(Rows from a dataset of charts and code)
------------------------------------------------------------------------

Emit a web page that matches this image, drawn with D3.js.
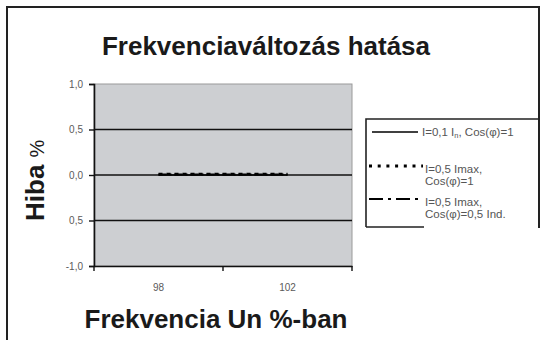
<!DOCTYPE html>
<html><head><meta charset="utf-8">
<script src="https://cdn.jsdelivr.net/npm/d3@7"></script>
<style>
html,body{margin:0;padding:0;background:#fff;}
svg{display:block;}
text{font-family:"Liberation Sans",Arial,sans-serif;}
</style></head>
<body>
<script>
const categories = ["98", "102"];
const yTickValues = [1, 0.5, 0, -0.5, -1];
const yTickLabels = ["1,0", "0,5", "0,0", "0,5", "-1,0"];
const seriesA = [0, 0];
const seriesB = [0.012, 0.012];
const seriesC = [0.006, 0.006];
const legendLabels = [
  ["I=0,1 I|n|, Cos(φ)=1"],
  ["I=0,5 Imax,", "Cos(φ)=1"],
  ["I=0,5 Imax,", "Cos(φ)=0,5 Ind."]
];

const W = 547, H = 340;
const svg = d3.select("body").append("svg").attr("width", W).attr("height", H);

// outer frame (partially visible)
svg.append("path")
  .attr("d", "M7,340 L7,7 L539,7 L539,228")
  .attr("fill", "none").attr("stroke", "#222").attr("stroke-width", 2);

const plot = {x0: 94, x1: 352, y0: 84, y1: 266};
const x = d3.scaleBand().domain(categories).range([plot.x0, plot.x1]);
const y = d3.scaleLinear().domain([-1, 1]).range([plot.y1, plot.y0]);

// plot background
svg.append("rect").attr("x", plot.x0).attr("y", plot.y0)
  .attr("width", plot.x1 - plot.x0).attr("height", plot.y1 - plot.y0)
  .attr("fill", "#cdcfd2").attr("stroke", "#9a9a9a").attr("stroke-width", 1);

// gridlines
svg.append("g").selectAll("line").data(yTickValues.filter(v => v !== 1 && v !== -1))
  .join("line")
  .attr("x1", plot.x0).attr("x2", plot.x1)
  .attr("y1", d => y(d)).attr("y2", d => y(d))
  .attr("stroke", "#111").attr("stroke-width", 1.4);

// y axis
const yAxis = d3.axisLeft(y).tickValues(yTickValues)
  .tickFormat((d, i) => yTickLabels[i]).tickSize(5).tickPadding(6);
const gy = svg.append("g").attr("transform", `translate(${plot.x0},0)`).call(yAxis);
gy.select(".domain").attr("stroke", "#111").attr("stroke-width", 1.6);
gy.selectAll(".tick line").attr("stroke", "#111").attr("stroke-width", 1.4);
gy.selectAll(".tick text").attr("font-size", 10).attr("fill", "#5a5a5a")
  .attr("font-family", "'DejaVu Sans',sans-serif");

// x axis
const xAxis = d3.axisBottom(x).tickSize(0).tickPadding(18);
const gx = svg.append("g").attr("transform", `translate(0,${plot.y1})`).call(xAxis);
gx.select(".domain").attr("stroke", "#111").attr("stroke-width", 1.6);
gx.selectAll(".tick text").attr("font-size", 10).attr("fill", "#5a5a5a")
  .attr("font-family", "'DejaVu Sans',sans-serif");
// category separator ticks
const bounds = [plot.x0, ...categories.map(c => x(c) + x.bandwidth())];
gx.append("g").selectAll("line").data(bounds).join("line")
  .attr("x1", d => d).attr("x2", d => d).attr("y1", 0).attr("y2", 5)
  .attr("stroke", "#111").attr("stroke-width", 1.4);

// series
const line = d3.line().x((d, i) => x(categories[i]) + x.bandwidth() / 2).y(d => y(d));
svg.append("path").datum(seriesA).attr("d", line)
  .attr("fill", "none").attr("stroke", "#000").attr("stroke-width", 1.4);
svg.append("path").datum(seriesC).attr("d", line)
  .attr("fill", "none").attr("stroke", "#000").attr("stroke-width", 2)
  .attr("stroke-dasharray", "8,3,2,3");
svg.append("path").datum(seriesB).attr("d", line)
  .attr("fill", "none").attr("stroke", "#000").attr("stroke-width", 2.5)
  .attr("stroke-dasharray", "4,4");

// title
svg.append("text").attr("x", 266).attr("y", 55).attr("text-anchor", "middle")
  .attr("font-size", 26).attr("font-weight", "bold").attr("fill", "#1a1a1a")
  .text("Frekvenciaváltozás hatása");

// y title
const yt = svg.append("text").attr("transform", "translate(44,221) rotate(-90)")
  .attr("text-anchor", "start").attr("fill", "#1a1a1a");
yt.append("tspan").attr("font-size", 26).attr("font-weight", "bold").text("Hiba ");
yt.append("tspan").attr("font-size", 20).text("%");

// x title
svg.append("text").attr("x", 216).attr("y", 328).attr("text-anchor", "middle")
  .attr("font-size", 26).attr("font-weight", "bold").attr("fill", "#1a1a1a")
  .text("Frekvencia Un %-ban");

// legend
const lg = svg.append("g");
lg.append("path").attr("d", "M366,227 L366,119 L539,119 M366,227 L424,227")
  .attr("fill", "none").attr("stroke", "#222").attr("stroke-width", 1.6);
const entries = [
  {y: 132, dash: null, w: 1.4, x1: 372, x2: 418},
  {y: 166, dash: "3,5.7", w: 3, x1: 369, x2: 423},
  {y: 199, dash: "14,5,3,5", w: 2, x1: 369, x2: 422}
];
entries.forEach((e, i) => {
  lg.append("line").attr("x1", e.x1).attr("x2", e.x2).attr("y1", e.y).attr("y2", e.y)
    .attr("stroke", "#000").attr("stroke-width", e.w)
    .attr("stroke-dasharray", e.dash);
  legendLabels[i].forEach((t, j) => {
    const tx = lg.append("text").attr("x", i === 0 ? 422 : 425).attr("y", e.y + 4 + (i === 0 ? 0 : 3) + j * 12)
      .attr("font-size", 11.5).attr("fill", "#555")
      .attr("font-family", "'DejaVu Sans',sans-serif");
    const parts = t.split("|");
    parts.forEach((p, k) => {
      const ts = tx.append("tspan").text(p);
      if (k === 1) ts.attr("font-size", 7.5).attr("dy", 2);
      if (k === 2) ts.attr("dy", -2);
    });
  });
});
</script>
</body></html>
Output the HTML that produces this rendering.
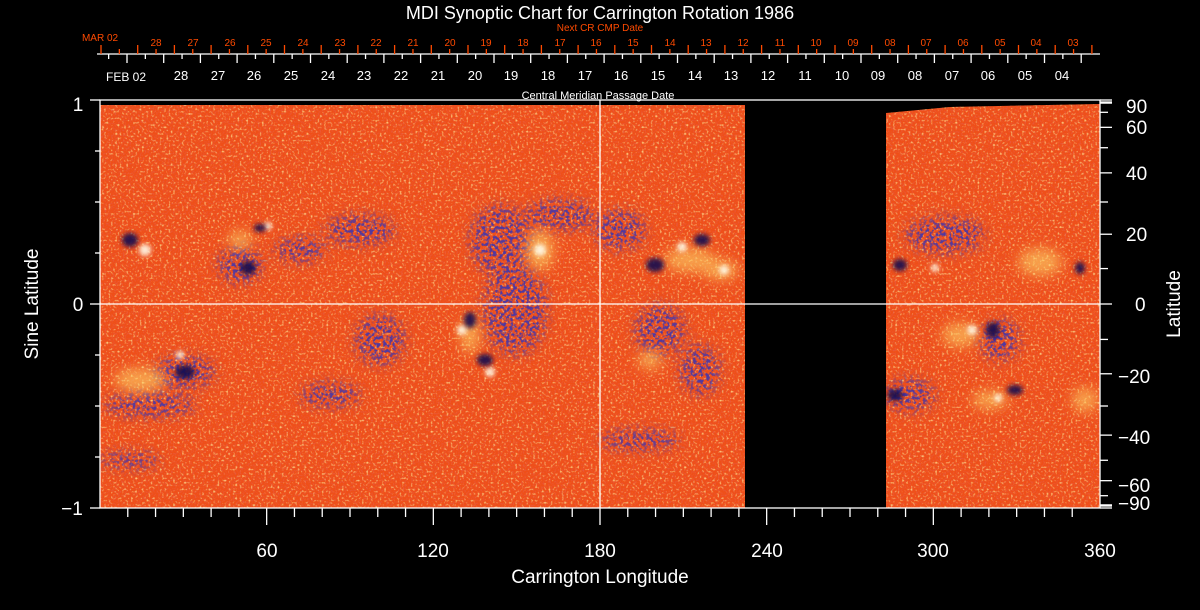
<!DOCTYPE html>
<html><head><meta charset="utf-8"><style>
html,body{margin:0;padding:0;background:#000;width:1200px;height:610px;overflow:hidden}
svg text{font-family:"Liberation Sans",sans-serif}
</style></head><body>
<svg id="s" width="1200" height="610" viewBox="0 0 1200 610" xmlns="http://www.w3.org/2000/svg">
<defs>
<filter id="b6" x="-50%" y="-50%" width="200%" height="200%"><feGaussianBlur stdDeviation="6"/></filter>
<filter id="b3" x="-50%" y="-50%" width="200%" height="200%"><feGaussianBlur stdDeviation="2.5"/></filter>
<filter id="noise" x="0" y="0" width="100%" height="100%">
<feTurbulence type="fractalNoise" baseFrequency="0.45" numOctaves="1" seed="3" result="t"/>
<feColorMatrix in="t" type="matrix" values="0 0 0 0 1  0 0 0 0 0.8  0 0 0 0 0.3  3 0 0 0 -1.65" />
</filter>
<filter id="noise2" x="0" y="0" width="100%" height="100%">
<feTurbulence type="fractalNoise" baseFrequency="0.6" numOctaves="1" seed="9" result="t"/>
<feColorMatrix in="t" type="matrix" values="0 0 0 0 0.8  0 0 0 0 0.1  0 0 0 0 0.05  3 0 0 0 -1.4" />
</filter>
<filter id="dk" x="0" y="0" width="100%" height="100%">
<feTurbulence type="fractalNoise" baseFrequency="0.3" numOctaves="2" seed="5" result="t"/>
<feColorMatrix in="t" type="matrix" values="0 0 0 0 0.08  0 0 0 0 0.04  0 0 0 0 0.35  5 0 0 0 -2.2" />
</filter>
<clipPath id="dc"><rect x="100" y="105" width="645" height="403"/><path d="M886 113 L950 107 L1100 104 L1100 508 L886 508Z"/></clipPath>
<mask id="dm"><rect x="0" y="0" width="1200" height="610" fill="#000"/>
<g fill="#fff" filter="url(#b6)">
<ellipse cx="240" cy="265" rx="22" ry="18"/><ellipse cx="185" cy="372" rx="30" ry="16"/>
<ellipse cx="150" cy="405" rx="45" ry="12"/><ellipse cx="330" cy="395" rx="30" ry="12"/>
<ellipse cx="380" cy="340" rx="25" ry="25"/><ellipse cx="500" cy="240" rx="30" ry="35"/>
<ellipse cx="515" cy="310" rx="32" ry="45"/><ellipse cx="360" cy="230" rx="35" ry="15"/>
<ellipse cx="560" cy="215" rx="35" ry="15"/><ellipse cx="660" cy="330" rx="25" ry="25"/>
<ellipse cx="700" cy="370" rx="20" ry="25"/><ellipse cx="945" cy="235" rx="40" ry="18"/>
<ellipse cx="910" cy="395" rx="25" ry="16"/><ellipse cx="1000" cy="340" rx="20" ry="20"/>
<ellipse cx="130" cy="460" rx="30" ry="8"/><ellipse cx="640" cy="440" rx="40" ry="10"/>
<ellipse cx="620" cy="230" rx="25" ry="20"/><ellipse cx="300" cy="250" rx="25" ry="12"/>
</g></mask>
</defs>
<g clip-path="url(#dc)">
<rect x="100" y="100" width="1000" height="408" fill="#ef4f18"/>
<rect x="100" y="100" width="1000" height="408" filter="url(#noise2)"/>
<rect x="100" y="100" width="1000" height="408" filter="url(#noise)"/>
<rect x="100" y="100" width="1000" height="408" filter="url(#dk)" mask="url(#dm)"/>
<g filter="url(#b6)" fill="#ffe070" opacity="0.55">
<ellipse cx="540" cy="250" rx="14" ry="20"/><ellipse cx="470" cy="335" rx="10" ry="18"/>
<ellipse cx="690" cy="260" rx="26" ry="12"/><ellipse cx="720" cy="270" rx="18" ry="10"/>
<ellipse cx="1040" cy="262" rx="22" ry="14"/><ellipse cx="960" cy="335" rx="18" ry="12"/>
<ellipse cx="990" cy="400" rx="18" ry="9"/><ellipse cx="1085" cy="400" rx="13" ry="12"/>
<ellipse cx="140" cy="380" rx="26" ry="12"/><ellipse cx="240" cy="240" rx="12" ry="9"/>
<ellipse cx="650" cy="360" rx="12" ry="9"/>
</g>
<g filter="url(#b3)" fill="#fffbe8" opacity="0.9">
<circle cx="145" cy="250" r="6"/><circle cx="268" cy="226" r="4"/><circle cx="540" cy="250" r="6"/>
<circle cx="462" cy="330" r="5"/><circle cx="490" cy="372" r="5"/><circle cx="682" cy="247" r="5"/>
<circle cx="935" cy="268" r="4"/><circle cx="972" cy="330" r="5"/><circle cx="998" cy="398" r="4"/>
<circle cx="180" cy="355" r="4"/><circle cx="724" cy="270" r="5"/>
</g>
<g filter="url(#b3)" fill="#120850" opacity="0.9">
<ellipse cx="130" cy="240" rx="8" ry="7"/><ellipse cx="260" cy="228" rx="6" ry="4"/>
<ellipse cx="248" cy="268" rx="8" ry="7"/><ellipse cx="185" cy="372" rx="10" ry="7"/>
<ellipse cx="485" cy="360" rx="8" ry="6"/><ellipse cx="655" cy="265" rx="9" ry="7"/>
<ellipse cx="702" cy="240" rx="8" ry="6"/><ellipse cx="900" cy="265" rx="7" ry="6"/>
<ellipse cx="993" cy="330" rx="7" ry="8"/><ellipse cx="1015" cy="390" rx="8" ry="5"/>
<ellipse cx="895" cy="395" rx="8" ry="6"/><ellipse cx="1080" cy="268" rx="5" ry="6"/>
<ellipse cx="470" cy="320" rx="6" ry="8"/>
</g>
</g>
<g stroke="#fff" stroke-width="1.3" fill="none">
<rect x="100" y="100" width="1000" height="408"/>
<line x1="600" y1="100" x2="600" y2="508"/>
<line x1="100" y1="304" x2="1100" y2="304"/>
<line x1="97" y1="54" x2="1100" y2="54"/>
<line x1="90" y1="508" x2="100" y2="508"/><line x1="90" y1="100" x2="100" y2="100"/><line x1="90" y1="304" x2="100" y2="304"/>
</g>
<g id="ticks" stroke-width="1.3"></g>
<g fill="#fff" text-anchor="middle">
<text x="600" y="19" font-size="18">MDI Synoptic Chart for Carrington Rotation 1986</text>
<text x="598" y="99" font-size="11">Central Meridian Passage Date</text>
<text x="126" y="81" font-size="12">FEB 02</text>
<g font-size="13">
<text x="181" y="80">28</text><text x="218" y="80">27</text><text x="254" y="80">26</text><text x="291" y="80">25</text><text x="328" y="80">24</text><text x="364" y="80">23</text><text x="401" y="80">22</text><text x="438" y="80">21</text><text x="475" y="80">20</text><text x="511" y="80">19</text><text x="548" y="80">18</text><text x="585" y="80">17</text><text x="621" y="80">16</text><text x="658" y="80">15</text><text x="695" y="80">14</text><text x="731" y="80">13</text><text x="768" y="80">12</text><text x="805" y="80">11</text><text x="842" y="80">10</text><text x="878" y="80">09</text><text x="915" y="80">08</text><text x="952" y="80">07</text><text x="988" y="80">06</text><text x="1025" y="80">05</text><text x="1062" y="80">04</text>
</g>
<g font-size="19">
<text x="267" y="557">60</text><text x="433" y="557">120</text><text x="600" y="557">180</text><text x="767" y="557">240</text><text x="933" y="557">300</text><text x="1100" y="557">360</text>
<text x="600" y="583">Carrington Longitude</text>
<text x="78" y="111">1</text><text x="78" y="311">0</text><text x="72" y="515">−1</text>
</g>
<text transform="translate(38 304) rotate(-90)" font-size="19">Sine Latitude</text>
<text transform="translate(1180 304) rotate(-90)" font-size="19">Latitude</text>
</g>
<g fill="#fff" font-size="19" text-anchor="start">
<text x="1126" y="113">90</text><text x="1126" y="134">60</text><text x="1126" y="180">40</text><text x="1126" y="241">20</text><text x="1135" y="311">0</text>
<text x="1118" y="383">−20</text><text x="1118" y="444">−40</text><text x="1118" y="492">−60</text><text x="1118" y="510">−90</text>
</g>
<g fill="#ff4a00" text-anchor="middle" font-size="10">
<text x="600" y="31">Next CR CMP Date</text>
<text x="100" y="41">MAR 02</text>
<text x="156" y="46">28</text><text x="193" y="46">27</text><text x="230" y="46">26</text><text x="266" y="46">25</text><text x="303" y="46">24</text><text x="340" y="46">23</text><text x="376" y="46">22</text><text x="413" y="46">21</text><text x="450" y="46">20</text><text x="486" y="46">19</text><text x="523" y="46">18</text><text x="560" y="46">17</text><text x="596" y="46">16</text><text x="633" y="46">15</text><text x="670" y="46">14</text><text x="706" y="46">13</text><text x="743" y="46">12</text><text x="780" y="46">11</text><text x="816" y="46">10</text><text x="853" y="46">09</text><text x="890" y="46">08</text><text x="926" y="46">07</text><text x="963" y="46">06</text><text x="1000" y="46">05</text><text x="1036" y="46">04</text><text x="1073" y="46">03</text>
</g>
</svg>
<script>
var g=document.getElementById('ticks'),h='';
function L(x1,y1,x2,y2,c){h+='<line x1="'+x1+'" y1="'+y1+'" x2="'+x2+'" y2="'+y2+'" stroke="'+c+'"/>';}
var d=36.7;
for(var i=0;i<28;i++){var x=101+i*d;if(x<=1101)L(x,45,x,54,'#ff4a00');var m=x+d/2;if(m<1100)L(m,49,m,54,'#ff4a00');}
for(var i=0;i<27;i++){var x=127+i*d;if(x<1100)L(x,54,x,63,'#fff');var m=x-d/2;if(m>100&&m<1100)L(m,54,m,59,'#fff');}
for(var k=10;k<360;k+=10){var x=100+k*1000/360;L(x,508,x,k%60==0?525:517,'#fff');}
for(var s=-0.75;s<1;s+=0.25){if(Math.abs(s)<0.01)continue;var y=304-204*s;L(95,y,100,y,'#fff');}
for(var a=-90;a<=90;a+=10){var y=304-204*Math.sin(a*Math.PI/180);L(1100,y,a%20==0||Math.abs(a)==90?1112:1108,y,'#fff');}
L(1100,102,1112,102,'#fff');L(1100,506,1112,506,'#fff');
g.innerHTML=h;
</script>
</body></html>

------------------------------------------------------------------------

▶ [What is asked]: Determine how many lines in the data above contain the string "that". Give nothing except the number.

▶ [The answer]: 2